**Short problem**.
Write out every entry exactly as given, but omit the pictures.

**Excerpted records**.
>>
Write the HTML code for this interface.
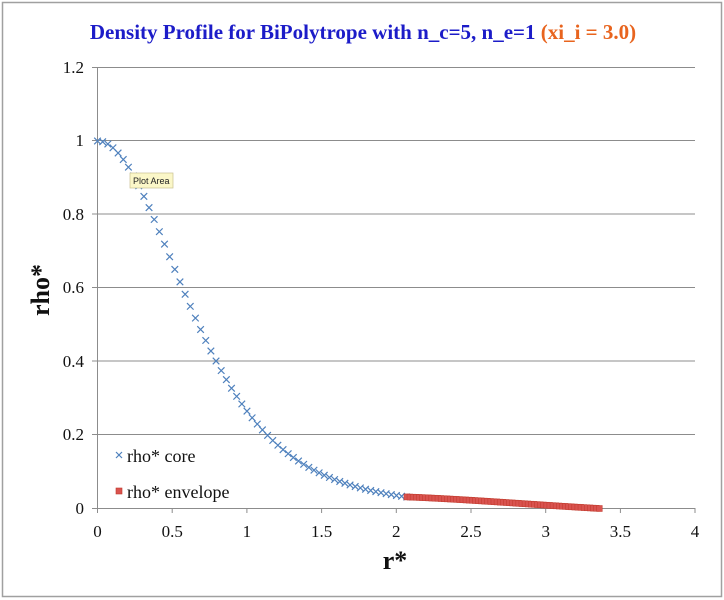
<!DOCTYPE html>
<html><head><meta charset="utf-8"><style>
html,body{margin:0;padding:0;background:#fff;}
svg{display:block;}
text{font-family:"Liberation Serif",serif;}
</style></head><body>
<svg id="s" width="724" height="600" xmlns="http://www.w3.org/2000/svg">
<rect x="2.5" y="2.5" width="719" height="594" fill="#fff" stroke="#a0a0a0" stroke-width="1.5"/>
<text x="363" y="39" text-anchor="middle" font-size="21" font-weight="bold" fill="#1c1cc8">Density Profile for BiPolytrope with n_c=5, n_e=1 <tspan fill="#e8641e">(xi_i = 3.0)</tspan></text>
<g stroke="#8c8c8c" stroke-width="1">
<line x1="97.5" y1="67.5" x2="695" y2="67.5"/>
<line x1="97.5" y1="140.5" x2="695" y2="140.5"/>
<line x1="97.5" y1="214" x2="695" y2="214"/>
<line x1="97.5" y1="287.5" x2="695" y2="287.5"/>
<line x1="97.5" y1="361" x2="695" y2="361"/>
<line x1="97.5" y1="434.5" x2="695" y2="434.5"/>
<line x1="97.5" y1="508.5" x2="695" y2="508.5"/>
<line x1="97.5" y1="67" x2="97.5" y2="509"/>
<line x1="92" y1="67.5" x2="97.5" y2="67.5"/><line x1="92" y1="140.5" x2="97.5" y2="140.5"/><line x1="92" y1="214" x2="97.5" y2="214"/><line x1="92" y1="287.5" x2="97.5" y2="287.5"/><line x1="92" y1="361" x2="97.5" y2="361"/><line x1="92" y1="434.5" x2="97.5" y2="434.5"/><line x1="92" y1="508.5" x2="97.5" y2="508.5"/>
<line x1="97.5" y1="508" x2="97.5" y2="513"/><line x1="172.2" y1="508" x2="172.2" y2="513"/><line x1="246.9" y1="508" x2="246.9" y2="513"/><line x1="321.6" y1="508" x2="321.6" y2="513"/><line x1="396.3" y1="508" x2="396.3" y2="513"/><line x1="471" y1="508" x2="471" y2="513"/><line x1="545.7" y1="508" x2="545.7" y2="513"/><line x1="620.4" y1="508" x2="620.4" y2="513"/><line x1="695" y1="508" x2="695" y2="513"/>
</g>
<g font-size="17" fill="#111" text-anchor="end">
<text x="84" y="73">1.2</text><text x="84" y="146">1</text><text x="84" y="220">0.8</text><text x="84" y="293">0.6</text><text x="84" y="367">0.4</text><text x="84" y="440">0.2</text><text x="84" y="514">0</text>
</g>
<g font-size="17" fill="#111" text-anchor="middle">
<text x="97.5" y="537">0</text><text x="172.2" y="537">0.5</text><text x="246.9" y="537">1</text><text x="321.6" y="537">1.5</text><text x="396.3" y="537">2</text><text x="471" y="537">2.5</text><text x="545.7" y="537">3</text><text x="620.4" y="537">3.5</text><text x="695" y="537">4</text>
</g>
<text x="395" y="569" text-anchor="middle" font-size="26" font-weight="bold" fill="#111">r*</text>
<text transform="translate(49,290) rotate(-90)" text-anchor="middle" font-size="26" font-weight="bold" fill="#111">rho*</text>
<g id="pts"></g>
<rect x="130" y="173" width="43" height="15" fill="#fbf7c8" stroke="#c8c090" stroke-width="0.7"/>
<text x="133" y="184" font-size="9" fill="#222" style="font-family:'Liberation Sans',sans-serif">Plot Area</text>
<g stroke="#4f81bd" stroke-width="1.2"><line x1="116" y1="452" x2="122" y2="458"/><line x1="116" y1="458" x2="122" y2="452"/></g>
<text x="127" y="462" font-size="18" fill="#111">rho* core</text>
<rect x="116" y="488" width="6" height="6" fill="#d9534f" stroke="#c0392b" stroke-width="0.6"/>
<text x="127" y="498" font-size="18" fill="#111">rho* envelope</text>
</svg>
<script>
var g=document.getElementById('pts'),h='';
function X(r){return 97.5+r*149.4;}function Y(v){return 508.5-v*367.5;}
var s=2.07/3;
for(var i=0;i<=60;i++){var xi=i*0.05,r=xi*s,v=Math.pow(1+xi*xi/3,-2.5),x=X(r),y=Y(v);
h+='<path d="M'+(x-3.3)+' '+(y-3.3)+'L'+(x+3.3)+' '+(y+3.3)+'M'+(x-3.3)+' '+(y+3.3)+'L'+(x+3.3)+' '+(y-3.3)+'" stroke="#4f81bd" stroke-width="1.2" fill="none"/>';}
var r0=2.07,R=3.36,k=1.2;
for(var i=0;i<=62;i++){var r=r0+(R-r0)*i/62;var v=0.0315*(r0/r)*Math.sin(k*(R-r))/Math.sin(k*(R-r0));
h+='<rect x="'+(X(r)-2.8)+'" y="'+(Y(v)-3)+'" width="5.6" height="6" fill="#d9534f" stroke="#c0392b" stroke-width="0.5"/>';}
g.innerHTML=h;
</script>
</body></html>
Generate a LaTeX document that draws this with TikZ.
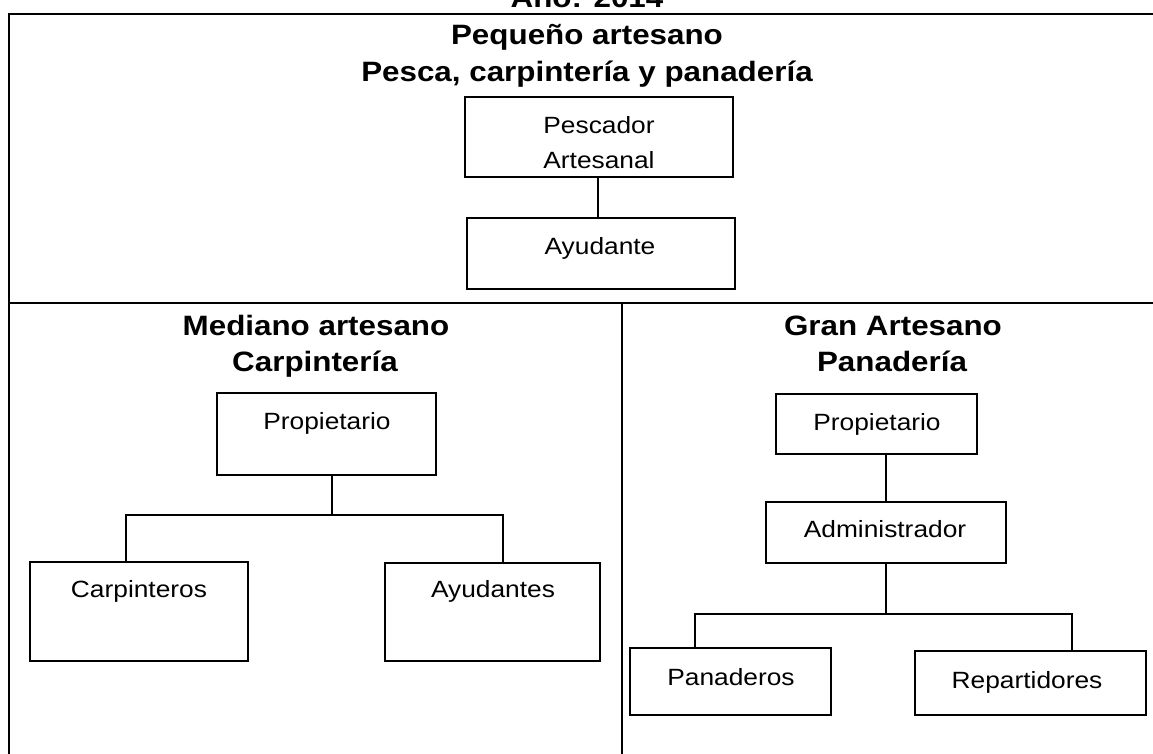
<<
**Result of the task**.
Write the HTML code for this interface.
<!DOCTYPE html>
<html><head><meta charset="utf-8"><style>
html,body{margin:0;padding:0;background:#fff;}
svg{display:block;}
text{font-family:"Liberation Serif",serif;}
</style></head><body>
<svg id="s" width="724" height="600" xmlns="http://www.w3.org/2000/svg">
<rect x="2.5" y="2.5" width="719" height="594" fill="#fff" stroke="#a0a0a0" stroke-width="1.5"/>
<text x="363" y="39" text-anchor="middle" font-size="21" font-weight="bold" fill="#1c1cc8">Density Profile for BiPolytrope with n_c=5, n_e=1 <tspan fill="#e8641e">(xi_i = 3.0)</tspan></text>
<g stroke="#8c8c8c" stroke-width="1">
<line x1="97.5" y1="67.5" x2="695" y2="67.5"/>
<line x1="97.5" y1="140.5" x2="695" y2="140.5"/>
<line x1="97.5" y1="214" x2="695" y2="214"/>
<line x1="97.5" y1="287.5" x2="695" y2="287.5"/>
<line x1="97.5" y1="361" x2="695" y2="361"/>
<line x1="97.5" y1="434.5" x2="695" y2="434.5"/>
<line x1="97.5" y1="508.5" x2="695" y2="508.5"/>
<line x1="97.5" y1="67" x2="97.5" y2="509"/>
<line x1="92" y1="67.5" x2="97.5" y2="67.5"/><line x1="92" y1="140.5" x2="97.5" y2="140.5"/><line x1="92" y1="214" x2="97.5" y2="214"/><line x1="92" y1="287.5" x2="97.5" y2="287.5"/><line x1="92" y1="361" x2="97.5" y2="361"/><line x1="92" y1="434.5" x2="97.5" y2="434.5"/><line x1="92" y1="508.5" x2="97.5" y2="508.5"/>
<line x1="97.5" y1="508" x2="97.5" y2="513"/><line x1="172.2" y1="508" x2="172.2" y2="513"/><line x1="246.9" y1="508" x2="246.9" y2="513"/><line x1="321.6" y1="508" x2="321.6" y2="513"/><line x1="396.3" y1="508" x2="396.3" y2="513"/><line x1="471" y1="508" x2="471" y2="513"/><line x1="545.7" y1="508" x2="545.7" y2="513"/><line x1="620.4" y1="508" x2="620.4" y2="513"/><line x1="695" y1="508" x2="695" y2="513"/>
</g>
<g font-size="17" fill="#111" text-anchor="end">
<text x="84" y="73">1.2</text><text x="84" y="146">1</text><text x="84" y="220">0.8</text><text x="84" y="293">0.6</text><text x="84" y="367">0.4</text><text x="84" y="440">0.2</text><text x="84" y="514">0</text>
</g>
<g font-size="17" fill="#111" text-anchor="middle">
<text x="97.5" y="537">0</text><text x="172.2" y="537">0.5</text><text x="246.9" y="537">1</text><text x="321.6" y="537">1.5</text><text x="396.3" y="537">2</text><text x="471" y="537">2.5</text><text x="545.7" y="537">3</text><text x="620.4" y="537">3.5</text><text x="695" y="537">4</text>
</g>
<text x="395" y="569" text-anchor="middle" font-size="26" font-weight="bold" fill="#111">r*</text>
<text transform="translate(49,290) rotate(-90)" text-anchor="middle" font-size="26" font-weight="bold" fill="#111">rho*</text>
<g id="pts"></g>
<rect x="130" y="173" width="43" height="15" fill="#fbf7c8" stroke="#c8c090" stroke-width="0.7"/>
<text x="133" y="184" font-size="9" fill="#222" style="font-family:'Liberation Sans',sans-serif">Plot Area</text>
<g stroke="#4f81bd" stroke-width="1.2"><line x1="116" y1="452" x2="122" y2="458"/><line x1="116" y1="458" x2="122" y2="452"/></g>
<text x="127" y="462" font-size="18" fill="#111">rho* core</text>
<rect x="116" y="488" width="6" height="6" fill="#d9534f" stroke="#c0392b" stroke-width="0.6"/>
<text x="127" y="498" font-size="18" fill="#111">rho* envelope</text>
</svg>
<script>
var g=document.getElementById('pts'),h='';
function X(r){return 97.5+r*149.4;}function Y(v){return 508.5-v*367.5;}
var s=2.07/3;
for(var i=0;i<=60;i++){var xi=i*0.05,r=xi*s,v=Math.pow(1+xi*xi/3,-2.5),x=X(r),y=Y(v);
h+='<path d="M'+(x-3.3)+' '+(y-3.3)+'L'+(x+3.3)+' '+(y+3.3)+'M'+(x-3.3)+' '+(y+3.3)+'L'+(x+3.3)+' '+(y-3.3)+'" stroke="#4f81bd" stroke-width="1.2" fill="none"/>';}
var r0=2.07,R=3.36,k=1.2;
for(var i=0;i<=62;i++){var r=r0+(R-r0)*i/62;var v=0.0315*(r0/r)*Math.sin(k*(R-r))/Math.sin(k*(R-r0));
h+='<rect x="'+(X(r)-2.8)+'" y="'+(Y(v)-3)+'" width="5.6" height="6" fill="#d9534f" stroke="#c0392b" stroke-width="0.5"/>';}
g.innerHTML=h;
</script>
</body></html>
Generate a LaTeX document that draws this with TikZ.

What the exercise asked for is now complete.